Images are not part of the copy; transcribe all the data exactly.

## begin Exercise data

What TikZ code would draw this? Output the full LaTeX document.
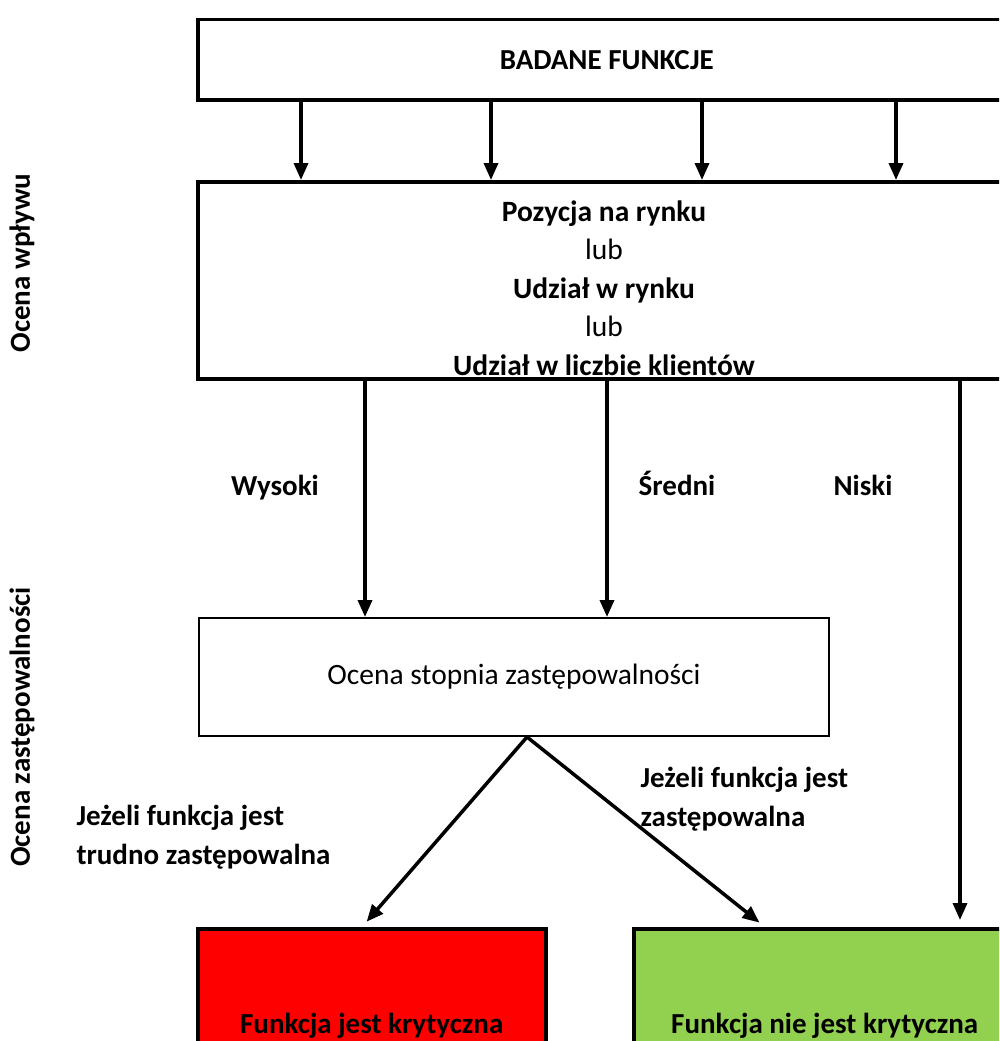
\documentclass[tikz,border=0pt]{standalone}
\usepackage{fontspec}
\setmainfont{Carlito}
\usetikzlibrary{arrows.meta}
\usetikzlibrary{calc}
\usepackage{xcolor}
\definecolor{critred}{HTML}{FF0000}
\definecolor{okgreen}{HTML}{92D050}

\begin{document}
\begin{tikzpicture}[x=1pt,y=-1pt,
    box/.style={draw, line width=3.5pt, rectangle, inner sep=0pt, anchor=north west},
    arr/.style={line width=3.5pt, -{Triangle[length=17pt,width=14pt]}},
    txt/.style={font=\fontsize{29.5}{38.5}\selectfont},
    lbl/.style={font=\fontsize{29}{39}\selectfont\bfseries}]
      \clip (0,0) rectangle (999,1041);

      % Boxes
      \node[box, lbl, minimum width=818pt, minimum height=80pt] (badane) at (196,18) {BADANE FUNKCJE};
      \node[box, minimum width=818pt, minimum height=197pt] (rynek) at (196,180) {};
      \node[txt, align=center] (miary) at (604,288) {\textbf{Pozycja na rynku}\\lub\\\textbf{Udział w rynku}\\lub\\\textbf{Udział w liczbie klientów}};
      \node[box, txt, line width=2pt, minimum width=630pt, minimum height=118pt] (zast) at (198,617) {Ocena stopnia zastępowalności};
      \node[box, lbl, fill=critred, minimum width=348pt, minimum height=194pt] (kryt) at (196,927) {Funkcja jest krytyczna};
      \node[box, lbl, fill=okgreen, minimum width=382pt, minimum height=194pt] (niekryt) at (632,927) {Funkcja nie jest krytyczna};

      % Arrows
      \foreach \x in {301,491,702,896}
      {
        \draw[arr] (badane.south -| \x,0) -- (rynek.north -| \x,0);
      }
      \draw[arr] (rynek.south -| 365,0) -- (zast.north -| 365,0);
      \draw[arr] (rynek.south -| 607,0) -- (zast.north -| 607,0);
      \draw[arr, shorten >=7pt] (rynek.south -| 960,0) -- (niekryt.north -| 960,0);
      \coordinate (split) at (zast.south -| 527,0);
      \draw[arr, shorten >=7pt] (split) -- (kryt.north -| 362,0);
      \draw[arr, shorten >=7pt] (split) -- (niekryt.north -| 765,0);

      % Labels
      \node[lbl, anchor=base] (wysoki) at (275,495) {Wysoki};
      \node[lbl, anchor=base] (sredni) at (677,495) {Średni};
      \node[lbl, anchor=base] (niski) at (863,495) {Niski};
      \node[lbl, align=left, anchor=west] (trudno) at (73,837) {Jeżeli funkcja jest\\trudno zastępowalna};
      \node[lbl, align=left, anchor=west] (latwo) at (637,799) {Jeżeli funkcja jest\\zastępowalna};
      \node[lbl, rotate=90] (wplyw) at (22,263) {Ocena wpływu};
      \node[lbl, rotate=90] (zastep) at (22,727) {Ocena zastępowalności};

  \end{tikzpicture}
\end{document}
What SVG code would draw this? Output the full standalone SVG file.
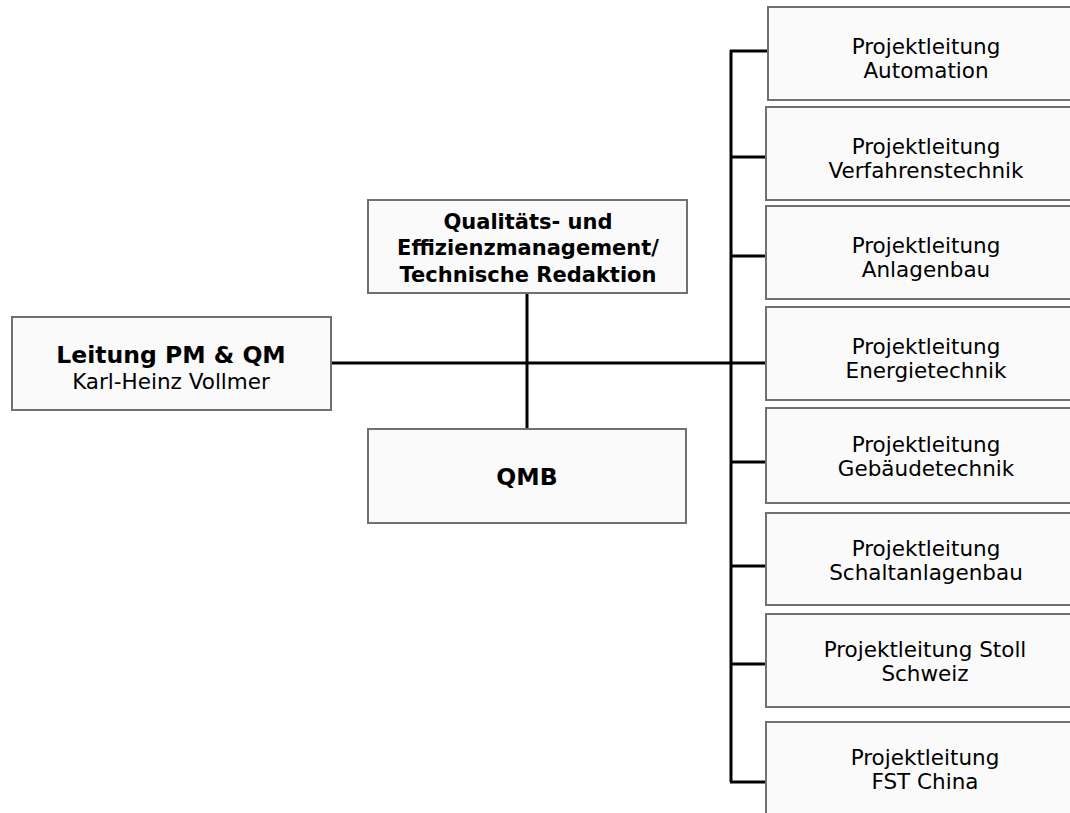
<svg xmlns="http://www.w3.org/2000/svg" width="1070" height="813" viewBox="0 0 1070 813">
<style>
.box{fill:#fafafa;stroke:#707070;stroke-width:2}
.t{font-family:"DejaVu Sans",Verdana,sans-serif;font-size:21.5px;fill:#000;text-anchor:middle}
.b{font-weight:bold}
.c{stroke:#000;stroke-width:3;fill:none}
</style>
<rect width="1070" height="813" fill="#fff"/>
<g id="connectors">
<line class="c" x1="331" y1="363" x2="768" y2="363"/>
<line class="c" x1="527" y1="294" x2="527" y2="429"/>
<line class="c" x1="731" y1="50" x2="731" y2="782"/>
<line class="c" x1="730" y1="51" x2="768" y2="51"/>
<line class="c" x1="730" y1="157" x2="767" y2="157"/>
<line class="c" x1="730" y1="256" x2="767" y2="256"/>
<line class="c" x1="730" y1="462" x2="767" y2="462"/>
<line class="c" x1="730" y1="566" x2="767" y2="566"/>
<line class="c" x1="730" y1="664" x2="767" y2="664"/>
<line class="c" x1="730" y1="782" x2="767" y2="782"/>
</g>
<g id="leitung">
<rect class="box" x="12" y="317" width="319" height="93"/>
<text class="t b" x="171" y="363" style="font-size:23.5px">Leitung PM &amp; QM</text>
<text class="t" x="171" y="389">Karl-Heinz Vollmer</text>
</g>
<g id="qem">
<rect class="box" x="368" y="200" width="319" height="93"/>
<text class="t b" x="528" y="229" style="font-size:21px">Qualitäts- und</text>
<text class="t b" x="528" y="255" style="font-size:21px">Effizienzmanagement/</text>
<text class="t b" x="528" y="282" style="font-size:21px">Technische Redaktion</text>
</g>
<g id="qmb">
<rect class="box" x="368" y="429" width="318" height="94"/>
<text class="t b" x="527" y="485" style="font-size:23.5px">QMB</text>
</g>
<g id="pl1">
<rect class="box" x="768" y="7" width="320" height="93"/>
<text class="t" x="926" y="54">Projektleitung</text>
<text class="t" x="926" y="78">Automation</text>
</g>
<g id="pl2">
<rect class="box" x="766" y="107" width="320" height="93"/>
<text class="t" x="926" y="154">Projektleitung</text>
<text class="t" x="926" y="178">Verfahrenstechnik</text>
</g>
<g id="pl3">
<rect class="box" x="766" y="206" width="320" height="93"/>
<text class="t" x="926" y="253">Projektleitung</text>
<text class="t" x="926" y="277">Anlagenbau</text>
</g>
<g id="pl4">
<rect class="box" x="766" y="307" width="320" height="93"/>
<text class="t" x="926" y="354">Projektleitung</text>
<text class="t" x="926" y="378">Energietechnik</text>
</g>
<g id="pl5">
<rect class="box" x="766" y="408" width="320" height="95"/>
<text class="t" x="926" y="452">Projektleitung</text>
<text class="t" x="926" y="476">Gebäudetechnik</text>
</g>
<g id="pl6">
<rect class="box" x="766" y="513" width="320" height="92"/>
<text class="t" x="926" y="556">Projektleitung</text>
<text class="t" x="926" y="580">Schaltanlagenbau</text>
</g>
<g id="pl7">
<rect class="box" x="766" y="614" width="320" height="93"/>
<text class="t" x="925" y="657">Projektleitung Stoll</text>
<text class="t" x="925" y="681">Schweiz</text>
</g>
<g id="pl8">
<rect class="box" x="766" y="722" width="320" height="100"/>
<text class="t" x="925" y="765">Projektleitung</text>
<text class="t" x="925" y="789">FST China</text>
</g>
</svg>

## end Exercise data

** Output of the task **
What TikZ code would draw this? Output the full LaTeX document.
\documentclass[tikz,border=0pt]{standalone}
\usepackage{fontspec}
\setmainfont{Carlito}
\usetikzlibrary{arrows.meta}
\usetikzlibrary{calc}
\usepackage{xcolor}
\definecolor{critred}{HTML}{FF0000}
\definecolor{okgreen}{HTML}{92D050}

\begin{document}
\begin{tikzpicture}[x=1pt,y=-1pt,
    box/.style={draw, line width=3.5pt, rectangle, inner sep=0pt, anchor=north west},
    arr/.style={line width=3.5pt, -{Triangle[length=17pt,width=14pt]}},
    txt/.style={font=\fontsize{29.5}{38.5}\selectfont},
    lbl/.style={font=\fontsize{29}{39}\selectfont\bfseries}]
      \clip (0,0) rectangle (999,1041);

      % Boxes
      \node[box, lbl, minimum width=818pt, minimum height=80pt] (badane) at (196,18) {BADANE FUNKCJE};
      \node[box, minimum width=818pt, minimum height=197pt] (rynek) at (196,180) {};
      \node[txt, align=center] (miary) at (604,288) {\textbf{Pozycja na rynku}\\lub\\\textbf{Udział w rynku}\\lub\\\textbf{Udział w liczbie klientów}};
      \node[box, txt, line width=2pt, minimum width=630pt, minimum height=118pt] (zast) at (198,617) {Ocena stopnia zastępowalności};
      \node[box, lbl, fill=critred, minimum width=348pt, minimum height=194pt] (kryt) at (196,927) {Funkcja jest krytyczna};
      \node[box, lbl, fill=okgreen, minimum width=382pt, minimum height=194pt] (niekryt) at (632,927) {Funkcja nie jest krytyczna};

      % Arrows
      \foreach \x in {301,491,702,896}
      {
        \draw[arr] (badane.south -| \x,0) -- (rynek.north -| \x,0);
      }
      \draw[arr] (rynek.south -| 365,0) -- (zast.north -| 365,0);
      \draw[arr] (rynek.south -| 607,0) -- (zast.north -| 607,0);
      \draw[arr, shorten >=7pt] (rynek.south -| 960,0) -- (niekryt.north -| 960,0);
      \coordinate (split) at (zast.south -| 527,0);
      \draw[arr, shorten >=7pt] (split) -- (kryt.north -| 362,0);
      \draw[arr, shorten >=7pt] (split) -- (niekryt.north -| 765,0);

      % Labels
      \node[lbl, anchor=base] (wysoki) at (275,495) {Wysoki};
      \node[lbl, anchor=base] (sredni) at (677,495) {Średni};
      \node[lbl, anchor=base] (niski) at (863,495) {Niski};
      \node[lbl, align=left, anchor=west] (trudno) at (73,837) {Jeżeli funkcja jest\\trudno zastępowalna};
      \node[lbl, align=left, anchor=west] (latwo) at (637,799) {Jeżeli funkcja jest\\zastępowalna};
      \node[lbl, rotate=90] (wplyw) at (22,263) {Ocena wpływu};
      \node[lbl, rotate=90] (zastep) at (22,727) {Ocena zastępowalności};

  \end{tikzpicture}
\end{document}
What SVG code would draw this? Output the full standalone SVG file.
<svg xmlns="http://www.w3.org/2000/svg" width="1070" height="813" viewBox="0 0 1070 813">
<style>
.box{fill:#fafafa;stroke:#707070;stroke-width:2}
.t{font-family:"DejaVu Sans",Verdana,sans-serif;font-size:21.5px;fill:#000;text-anchor:middle}
.b{font-weight:bold}
.c{stroke:#000;stroke-width:3;fill:none}
</style>
<rect width="1070" height="813" fill="#fff"/>
<g id="connectors">
<line class="c" x1="331" y1="363" x2="768" y2="363"/>
<line class="c" x1="527" y1="294" x2="527" y2="429"/>
<line class="c" x1="731" y1="50" x2="731" y2="782"/>
<line class="c" x1="730" y1="51" x2="768" y2="51"/>
<line class="c" x1="730" y1="157" x2="767" y2="157"/>
<line class="c" x1="730" y1="256" x2="767" y2="256"/>
<line class="c" x1="730" y1="462" x2="767" y2="462"/>
<line class="c" x1="730" y1="566" x2="767" y2="566"/>
<line class="c" x1="730" y1="664" x2="767" y2="664"/>
<line class="c" x1="730" y1="782" x2="767" y2="782"/>
</g>
<g id="leitung">
<rect class="box" x="12" y="317" width="319" height="93"/>
<text class="t b" x="171" y="363" style="font-size:23.5px">Leitung PM &amp; QM</text>
<text class="t" x="171" y="389">Karl-Heinz Vollmer</text>
</g>
<g id="qem">
<rect class="box" x="368" y="200" width="319" height="93"/>
<text class="t b" x="528" y="229" style="font-size:21px">Qualitäts- und</text>
<text class="t b" x="528" y="255" style="font-size:21px">Effizienzmanagement/</text>
<text class="t b" x="528" y="282" style="font-size:21px">Technische Redaktion</text>
</g>
<g id="qmb">
<rect class="box" x="368" y="429" width="318" height="94"/>
<text class="t b" x="527" y="485" style="font-size:23.5px">QMB</text>
</g>
<g id="pl1">
<rect class="box" x="768" y="7" width="320" height="93"/>
<text class="t" x="926" y="54">Projektleitung</text>
<text class="t" x="926" y="78">Automation</text>
</g>
<g id="pl2">
<rect class="box" x="766" y="107" width="320" height="93"/>
<text class="t" x="926" y="154">Projektleitung</text>
<text class="t" x="926" y="178">Verfahrenstechnik</text>
</g>
<g id="pl3">
<rect class="box" x="766" y="206" width="320" height="93"/>
<text class="t" x="926" y="253">Projektleitung</text>
<text class="t" x="926" y="277">Anlagenbau</text>
</g>
<g id="pl4">
<rect class="box" x="766" y="307" width="320" height="93"/>
<text class="t" x="926" y="354">Projektleitung</text>
<text class="t" x="926" y="378">Energietechnik</text>
</g>
<g id="pl5">
<rect class="box" x="766" y="408" width="320" height="95"/>
<text class="t" x="926" y="452">Projektleitung</text>
<text class="t" x="926" y="476">Gebäudetechnik</text>
</g>
<g id="pl6">
<rect class="box" x="766" y="513" width="320" height="92"/>
<text class="t" x="926" y="556">Projektleitung</text>
<text class="t" x="926" y="580">Schaltanlagenbau</text>
</g>
<g id="pl7">
<rect class="box" x="766" y="614" width="320" height="93"/>
<text class="t" x="925" y="657">Projektleitung Stoll</text>
<text class="t" x="925" y="681">Schweiz</text>
</g>
<g id="pl8">
<rect class="box" x="766" y="722" width="320" height="100"/>
<text class="t" x="925" y="765">Projektleitung</text>
<text class="t" x="925" y="789">FST China</text>
</g>
</svg>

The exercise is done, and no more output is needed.